Bio.: Mehdi B. Tahoori is Professor and the Chair of Dependable Nano-Computing at Karlsruhe Institute of Technology (KIT), Germany. He received the B.S. degree in computer engineering from Sharif University of Technology, Tehran, Iran, in 2000, and the M.S. and Ph.D. degrees in electrical engineering from Stanford University, Stanford, CA, in 2002 and 2003, respectively. He is currently the deputy editor-in-chief of IEEE Design and Test Magazine. He was the editor-in-chief of Elsevier Microelectronic Reliability journal. He was the program and general chair of IEEE VLSI Test Symposium in (VTS) and General Chair of IEEE European Test Symposium (ETS). Prof. Tahoori was a recipient of the US National Science Foundation Early Faculty Development (CAREER) Award in 2008 and European Research Council (ERC) Advanced Grant in 2022. He has received a number of best paper nominations and awards at various conferences and journals. He is currently the chair of IEEE European Test Technologies Technical Council (eTTTC). He is a fellow of the IEEE.

Printed electronics is an emerging and fast-growing field which can be used in many demanding and emerging application domains such as wearables, smart sensors, and Internet of Things (IoT). Unlike traditional computing and electronics domain which is mostly driven by performance characteristics, printed and flexible electronics based on additive manufacturing processes are mainly associated with low fabrication costs and low energy.

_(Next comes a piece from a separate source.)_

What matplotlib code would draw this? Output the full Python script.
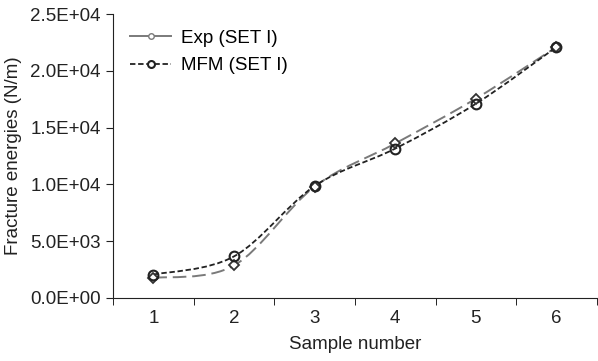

Printed electronics offer certain technological advantages over their silicon-based counterparts, such as mechanical flexibility, low process temperatures, maskless and additive manufacturing possibilities. Neverteless, due to low device count, large feature sizes and high variabilities, originated in low-cost additive manufacturing, existing design automation and computing paradigms of digital VLSI are not applicable to printed electronics. This talk covers the technology, process, modeling, fabrication, design automation, and computing paradigms for circuits and systems based on additive printed technologies.